Sioux Falls Native Stranded in Mexico After Airline Cancels Return Flights
The Minneapolis airport was shut down in Saturday’s weather event.
Now, a Minneapolis-based airline is under fire for reportedly abandoning passengers in Mexico due to the blizzard.
It was supposed to be a relaxing 8-day vacation in Cabo for Sioux Falls native Taylor Reaves and her boyfriend, who booked the all-inclusive trip months ago, after she finished law school.
The trip itself was everything they hoped for, the two even got engaged.
But once it was time to head home, that’s when the nightmare started.
“We knew it was snowing there, too, so we had a pretty good idea that there were going to be delays. And then that was when I checked, I thought I’d go online to Sun Country and check out flight status, and it just said canceled,” said Reaves.
She tried contacting Sun Country Airlines over the phone, but couldn’t get through.
Well aware of the blizzard, she and her now fiancée figured the airline would help re-book them once the storm cleared up.
“Basically we woke up this morning and there was nothing. An then, I got a Snapchat from my friend,. One of the news articles it just said ‘Sun Country Abandons Passengers in Mexico’ and we knew that that was us.”
They weren’t alone. Hundreds of passengers reached out to Sun Country on Facebook, after they couldn’t get a hold of anyone on the phone either.
The airline’s response shocked some, telling them to find another airline to get back home.
“There’s nothing on their end. They aren’t sending any more planes because they hadn’t planned to, because it was the end of their charter season. So they just aren’t going to.”
Realizing they were now stranded in Cabo, Taylor and her fiancé scrambled to make other arrangements that came at a hefty price.
“Luckily, there were only four seats left on this Alaskan Airline and so we booked it for Wednesday. I’m an hourly employee, so I don’t get paid for Monday, Tuesday, and Wednesday now and my boyfriend has to use all of his PTO for the year, unexpectedly.”

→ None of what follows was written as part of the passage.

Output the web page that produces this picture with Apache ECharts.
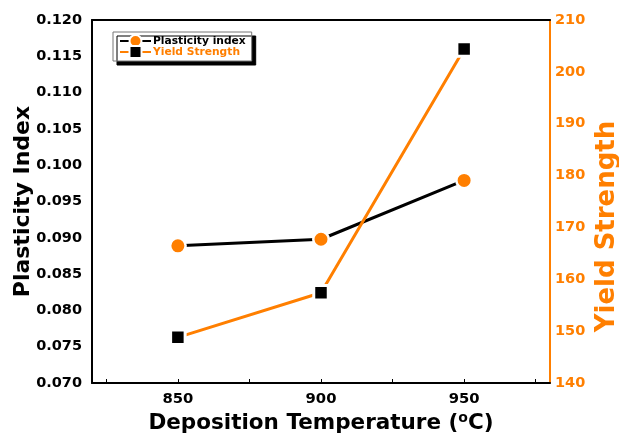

For the last minute tickets and extra days in a hotel, the couple is out nearly $2,000, with still no response from the airline that left them there.
“To have no response to the people who saved up for this vacation, it really makes me want to advocate as a lawyer is all.”
Sun Country is offering refunds to everyone whose flight was cancelled.
Although claims have to be made within the next seven days, and many passengers say, they still can’t get anyone from the airline on the phone.
Taylor says she not optimistic about receiving refunds for her canceled flights.